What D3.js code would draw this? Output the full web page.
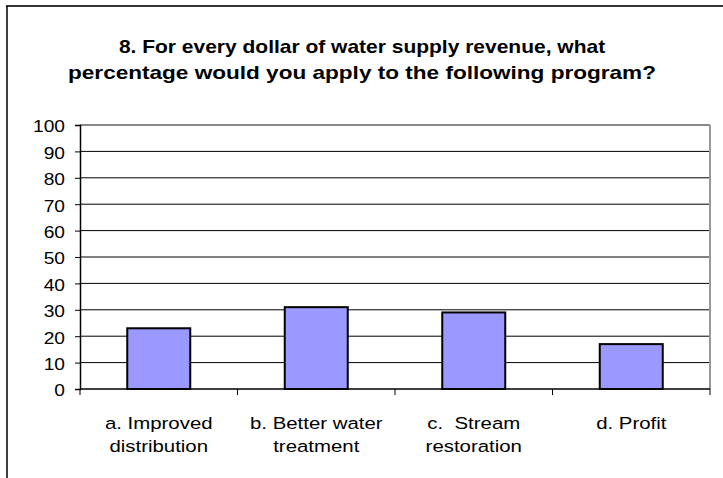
<!DOCTYPE html>
<html lang="en">
  <head>
    <meta charset="utf-8"/>
    <title>Water supply revenue survey</title>
    <script src="https://cdn.jsdelivr.net/npm/d3@7"></script>
    <style>
      body { margin: 0; background: #fff; }
      text { font-family: "Liberation Sans", Arial, sans-serif; fill: #000; white-space: pre; }
    </style>
  </head>
  <body>
    <div id="chart"></div>
    <script type="text/javascript">

      // chart data
      var categories = [
        ["a. Improved", "distribution"],
        ["b. Better water", "treatment"],
        ["c.  Stream", "restoration"],
        ["d. Profit"]
      ];
      var values = [23, 31, 29, 17];
      var yTicks = [0, 10, 20, 30, 40, 50, 60, 70, 80, 90, 100];
      var titleLines = [
        "8. For every dollar of water supply revenue, what",
        "percentage would you apply to the following program?"
      ];

      var W = 723, H = 478;
      // plot area
      var plotLeft = 80, plotRight = 710, plotTop = 125, plotBottom = 389;

      var svg = d3.select("#chart")
        .append("svg")
        .attr("width", W)
        .attr("height", H)
      ;

      // outer chart border (only top and left visible)
      svg.append("line")
        .attr("x1", 6).attr("y1", 6).attr("x2", W).attr("y2", 6)
        .attr("stroke", "#333").attr("stroke-width", 2);
      svg.append("line")
        .attr("x1", 7).attr("y1", 6).attr("x2", 7).attr("y2", H)
        .attr("stroke", "#000").attr("stroke-width", 1.5);

      // title (each line stretched to the width it has in the original)
      var titleStretch = [1.2, 1.29];
      svg.selectAll(".title")
        .data(titleLines)
        .enter()
        .append("text")
        .attr("class", "title")
        .attr("text-anchor", "middle")
        .attr("transform", function(d, i) {
          return "translate(362," + (53 + i * 26) + ") scale(" + titleStretch[i] + ",1)";
        })
        .style("font-weight", "bold")
        .style("font-size", "17.5px")
        .text(function(d) { return d; })
      ;

      var xb = d3.scaleBand()
        .domain(d3.range(categories.length))
        .range([plotLeft, plotRight])
      ;
      var y = d3.scaleLinear()
        .domain([0, 100])
        .range([plotBottom, plotTop])
      ;

      // gridlines
      svg.append("g")
        .selectAll("line")
        .data(yTicks.slice(1))
        .enter()
        .append("line")
        .attr("x1", plotLeft)
        .attr("x2", plotRight)
        .attr("y1", function(d) { return y(d); })
        .attr("y2", function(d) { return y(d); })
        .attr("stroke", function(d) { return d == 100 ? "#888" : "#000"; })
        .attr("stroke-width", function(d) { return d == 100 ? 2 : 1; })
      ;
      // right edge of plot area
      svg.append("line")
        .attr("x1", plotRight).attr("x2", plotRight)
        .attr("y1", plotTop).attr("y2", plotBottom)
        .attr("stroke", "#999").attr("stroke-width", 2);

      // bars: 40% of each category band, centred
      svg.append("g")
        .selectAll("rect")
        .data(values)
        .enter()
        .append("rect")
        .attr("x", function(d, i) { return xb(i) + xb.bandwidth() * 0.3; })
        .attr("width", xb.bandwidth() * 0.4)
        .attr("y", function(d) { return y(d); })
        .attr("height", function(d) { return y(0) - y(d); })
        .attr("fill", "#9999ff")
        .attr("stroke", "#000")
        .attr("stroke-width", 2)
      ;

      // y axis
      var yAxis = svg.append("g")
        .attr("transform", "translate(" + plotLeft + ",0)")
        .call(d3.axisLeft(y).tickValues(yTicks).tickSize(5).tickPadding(10))
      ;
      yAxis.select(".domain").attr("stroke", "#000").attr("stroke-width", 1.5);
      yAxis.selectAll(".tick text")
        .style("font-size", "17px")
        .attr("dy", "0.4em")
      ;
      yAxis.selectAll(".tick text").each(function() {
        // stretch labels a little in x, keeping the right edge in place
        var t = d3.select(this);
        var tx = +t.attr("x");
        t.attr("transform", "translate(" + tx + ",0) scale(1.13,1) translate(" + (-tx) + ",0)");
      });

      // x axis with ticks at band boundaries
      var xAxis = svg.append("g")
        .attr("transform", "translate(0," + plotBottom + ")")
      ;
      xAxis.append("line")
        .attr("x1", plotLeft).attr("x2", plotRight)
        .attr("stroke", "#000").attr("stroke-width", 1.5);
      xAxis.selectAll(".xtick")
        .data(d3.range(categories.length + 1))
        .enter()
        .append("line")
        .attr("class", "xtick")
        .attr("x1", function(d) { return d < categories.length ? xb(d) : plotRight; })
        .attr("x2", function(d) { return d < categories.length ? xb(d) : plotRight; })
        .attr("y1", 0)
        .attr("y2", 6)
        .attr("stroke", "#000")
      ;

      // category labels
      var labels = svg.append("g")
        .selectAll("text")
        .data(categories)
        .enter()
        .append("text")
        .attr("text-anchor", "middle")
        .attr("transform", function(d, i) {
          return "translate(" + (xb(i) + xb.bandwidth() / 2) + ",429) scale(1.2,1)";
        })
        .style("font-size", "17px")
      ;
      labels.selectAll("tspan")
        .data(function(d) { return d; })
        .enter()
        .append("tspan")
        .attr("x", 0)
        .attr("y", function(d, i) { return i * 23; })
        .text(function(d) { return d; })
      ;
    </script>
  </body>
</html>
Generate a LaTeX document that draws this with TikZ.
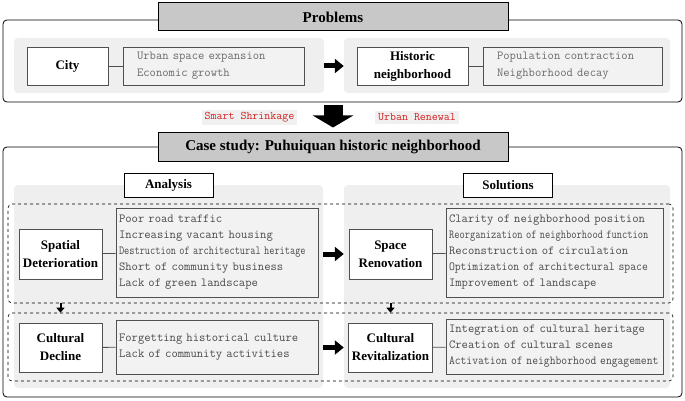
\documentclass[tikz,border=0pt]{standalone}
\usepackage{fontspec}
\setmainfont{Liberation Serif}
\usepackage{graphicx}
\usetikzlibrary{arrows.meta,positioning}

\definecolor{titlegray}{HTML}{C8C8C8}
\definecolor{panelgray}{HTML}{EFEFEF}
\definecolor{listgray}{HTML}{F2F2F2}
\definecolor{boxline}{HTML}{505050}
\definecolor{listtext}{HTML}{4A4A4A}
\definecolor{softtext}{HTML}{6A6A6A}
\definecolor{tagred}{HTML}{D42020}
\definecolor{taggray}{HTML}{F0F0F0}

\newcommand{\squeeze}[2]{\scalebox{#1}[1]{#2}}

\begin{document}
\begin{tikzpicture}[x=1pt,y=-1pt,
    frame/.style={draw,rounded corners=4pt,line width=0.8pt},
    titlebox/.style={draw,fill=titlegray,line width=1pt,minimum width=350pt,minimum height=28pt,
                     font=\fontsize{15}{18}\selectfont\bfseries},
    panel/.style={fill=panelgray,rounded corners=4pt},
    dashbox/.style={draw,dashed,rounded corners=4pt,line width=0.6pt,minimum width=665pt},
    headbox/.style={draw,fill=white,line width=0.8pt,minimum width=89pt,minimum height=24pt,
                    font=\fontsize{13}{16}\selectfont\bfseries},
    keybox/.style={draw=boxline,fill=white,line width=0.9pt,minimum width=83pt,align=center,
                   font=\fontsize{13}{18}\selectfont\bfseries},
    listbox/.style={draw=boxline,fill=listgray,line width=0.9pt,align=left,inner sep=3pt,
                    text=listtext,font=\fontsize{12.3}{16}\selectfont\ttfamily},
    softlist/.style={listbox,inner xsep=14pt,text=softtext,font=\fontsize{12.3}{17}\selectfont\ttfamily},
    tag/.style={fill=taggray,text=tagred,inner xsep=3pt,inner ysep=2.5pt,
                font=\fontsize{11.6}{13}\selectfont\ttfamily},
    linkline/.style={draw=boxline,line width=0.8pt},
    blockarrow/.style={line width=5pt,-{Triangle[width=14pt,length=9pt]}},
    bigarrow/.style={line width=19pt,-{Triangle[width=40pt,length=12pt]}},
    smallarrow/.style={line width=2pt,-{Triangle[width=8pt,length=5pt]}}]
  \useasboundingbox (0,0) rectangle (685,401);

  % ---- problems
  \node[frame,minimum width=679pt,minimum height=82pt] (probframe) at (342.5,61) {};
  \node[panel,minimum width=310pt,minimum height=55pt] (probL) at (169,65.5) {};
  \node[panel,minimum width=326pt,minimum height=55pt] (probR) at (507,65.5) {};
  \node[titlebox] (probtitle) at (333,17) {Problems};

  \node[keybox,minimum width=81pt,minimum height=38pt] (city) at (67.5,66) {City};
  \node[softlist,text width=153pt,minimum height=38pt] (citytext) at (213.5,66)
    {Urban space expansion\\Economic growth};
  \node[keybox,minimum width=111pt,minimum height=38pt] (hist) at (412.5,66)
    {Historic\\neighborhood};
  \node[softlist,text width=151pt,minimum height=38pt] (histtext) at (572.5,66)
    {Population contraction\\Neighborhood decay};

  \path[linkline] (city) -- (citytext)
                  (hist) -- (histtext);
  \draw[blockarrow] (probL.east |- city) -- (probR.west |- hist);

  % ---- transition
  \node[tag] (shrink) at (249.5,117.5) {Smart Shrinkage};
  \node[tag] (renew)  at (417,117.5)   {Urban Renewal};

  % ---- case study
  \node[frame,minimum width=679pt,minimum height=250pt] (caseframe) at (342.5,272) {};
  \node[panel,minimum width=309pt,minimum height=203pt] (caseL) at (168.5,286.5) {};
  \node[panel,minimum width=326pt,minimum height=203pt] (caseR) at (507,286.5) {};
  \node[titlebox] (casetitle) at (333,147) {Case study: Puhuiquan historic neighborhood};
  \draw[bigarrow,shorten <=3pt,shorten >=5pt] (probframe.south -| casetitle) -- (casetitle.north);

  \node[headbox] (analysis)  at (168.5,185) {Analysis};
  \node[headbox] (solutions) at (508,185)   {Solutions};

  \node[dashbox,minimum height=99pt] (dashA) at (340.5,253.5) {};
  \node[dashbox,minimum height=68pt] (dashB) at (340.5,347) {};

  \node[keybox,minimum height=50pt] (spatial) at (60.5,254) {Spatial\\Deterioration};
  \node[listbox,text width=196pt,minimum height=89pt] (spatialtext) at (217,252.5)
    {Poor road traffic\\
     Increasing vacant housing\\
     \squeeze{0.82}{Destruction of architectural heritage}\\
     Short of community business\\
     Lack of green landscape};

  \node[keybox,minimum height=50pt] (space) at (390.5,254) {Space\\Renovation};
  \node[listbox,text width=211pt,minimum height=89pt] (spacetext) at (554.5,252.5)
    {Clarity of neighborhood position\\
     \squeeze{0.83}{Reorganization of neighborhood function}\\
     Reconstruction of circulation\\
     \squeeze{0.925}{Optimization of architectural space}\\
     Improvement of landscape};

  \node[keybox,minimum height=49pt] (decline) at (60.5,347.5) {Cultural\\Decline};
  \node[listbox,text width=196pt,minimum height=54pt] (declinetext) at (217,347)
    {Forgetting historical culture\\
     Lack of community activities};

  \node[keybox,minimum height=49pt] (revital) at (390.5,347.5) {Cultural\\Revitalization};
  \node[listbox,text width=211pt,minimum height=55pt] (revitaltext) at (554.5,346.5)
    {Integration of cultural heritage\\
     Creation of cultural scenes\\
     \squeeze{0.92}{Activation of neighborhood engagement}};

  \path[linkline] (spatial) -- (spatialtext)
                  (space) -- (spacetext)
                  (decline) -- (declinetext)
                  (revital) -- (revitaltext);

  \draw[blockarrow] (caseL.east |- spatial) -- (caseR.west |- space);
  \draw[blockarrow] (caseL.east |- decline) -- (caseR.west |- revital);

  \draw[smallarrow] (spatial |- dashA.south) -- (decline |- dashB.north);
  \draw[smallarrow] (space |- dashA.south) -- (revital |- dashB.north);
\end{tikzpicture}
\end{document}
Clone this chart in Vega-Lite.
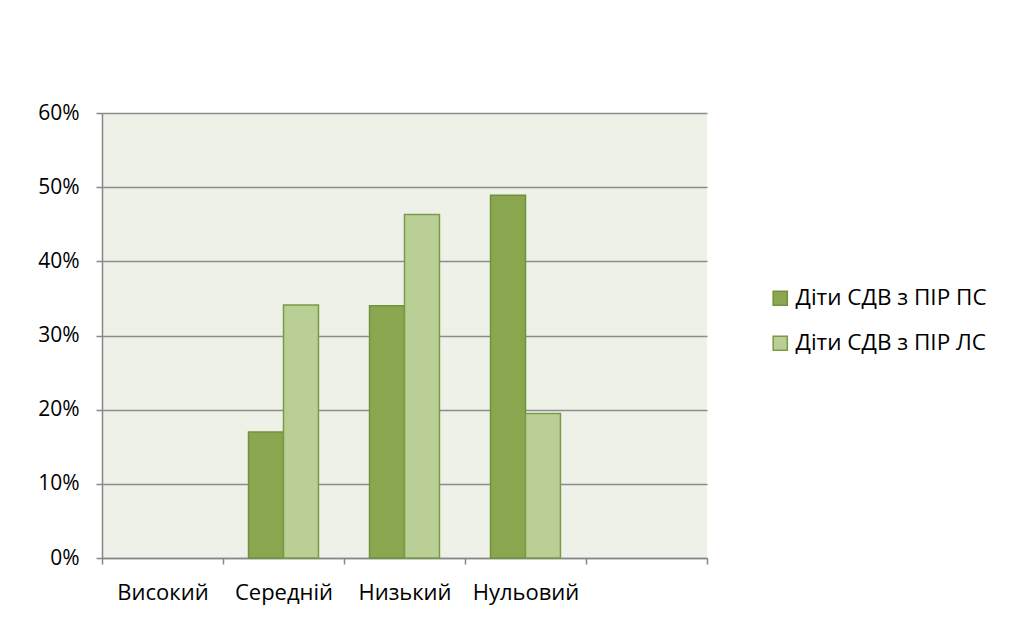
{
  "$schema": "https://vega.github.io/schema/vega-lite/v6.json",
  "autosize": {"type": "none"},
  "padding": {"left": 102, "top": 113, "right": 311, "bottom": 66},
  "width": 605,
  "height": 445,
  "background": "white",
  "config": {
    "view": {"fill": "#EEF1E8", "stroke": null},
    "font": "Open Sans",
    "axis": {"labelFont": "Open Sans", "labelFontSize": 22, "labelColor": "#000000", "domainColor": "#868686", "tickColor": "#868686", "gridColor": "#8C8C8C", "gridWidth": 1.5, "domainWidth": 1.5, "tickWidth": 1.5}
  },
  "data": {"values": [
    {"level": "Високий", "group": "Діти СДВ з ПІР ПС", "value": 0},
    {"level": "Високий", "group": "Діти СДВ з ПІР ЛС", "value": 0},
    {"level": "Середній", "group": "Діти СДВ з ПІР ПС", "value": 0.17},
    {"level": "Середній", "group": "Діти СДВ з ПІР ЛС", "value": 0.341},
    {"level": "Низький", "group": "Діти СДВ з ПІР ПС", "value": 0.34},
    {"level": "Низький", "group": "Діти СДВ з ПІР ЛС", "value": 0.463},
    {"level": "Нульовий", "group": "Діти СДВ з ПІР ПС", "value": 0.489},
    {"level": "Нульовий", "group": "Діти СДВ з ПІР ЛС", "value": 0.195}
  ]},
  "transform": [{"filter": "datum.value > 0"}],
  "mark": {"type": "bar", "strokeWidth": 1.5},
  "encoding": {
    "x": {
      "field": "level", "type": "nominal", "title": null,
      "scale": {"domain": ["Високий", "Середній", "Низький", "Нульовий", " "], "paddingInner": 0, "paddingOuter": 0},
      "axis": {"labelAngle": 0, "tickBand": "extent", "tickSize": 6, "labelPadding": 18, "grid": false}
    },
    "xOffset": {
      "field": "group", "type": "nominal",
      "scale": {"domain": ["Діти СДВ з ПІР ПС", "Діти СДВ з ПІР ЛС"], "paddingInner": 0, "paddingOuter": 0.73}
    },
    "y": {
      "field": "value", "type": "quantitative", "title": null,
      "scale": {"domain": [0, 0.6], "nice": false},
      "axis": {"values": [0, 0.1, 0.2, 0.3, 0.4, 0.5, 0.6], "format": ".0%", "tickSize": 6, "labelPadding": 17, "labelFontSize": 21, "grid": true}
    },
    "color": {
      "field": "group", "type": "nominal",
      "scale": {"domain": ["Діти СДВ з ПІР ПС", "Діти СДВ з ПІР ЛС"], "range": ["#8AA64F", "#BACF96"]},
      "legend": {"title": null, "orient": "none", "legendX": 667, "legendY": 174, "symbolType": "square", "symbolSize": 200, "symbolStrokeColor": "#71913A", "symbolStrokeWidth": 1.5, "labelFontSize": 22.5, "labelFont": "Open Sans", "labelLimit": 300, "rowPadding": 22, "labelOffset": 4}
    },
    "stroke": {
      "field": "group", "type": "nominal",
      "scale": {"domain": ["Діти СДВ з ПІР ПС", "Діти СДВ з ПІР ЛС"], "range": ["#71913A", "#7A9A45"]},
      "legend": null
    }
  }
}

....

What is being asked:
Copy out every line where the word "this" occurs.

Written response:
What D3.js code would draw this? Output the full web page.
        var t = d3.select(this);
Generate a LaTeX document that draws this with TikZ.
Clone this chart in Vega-Lite.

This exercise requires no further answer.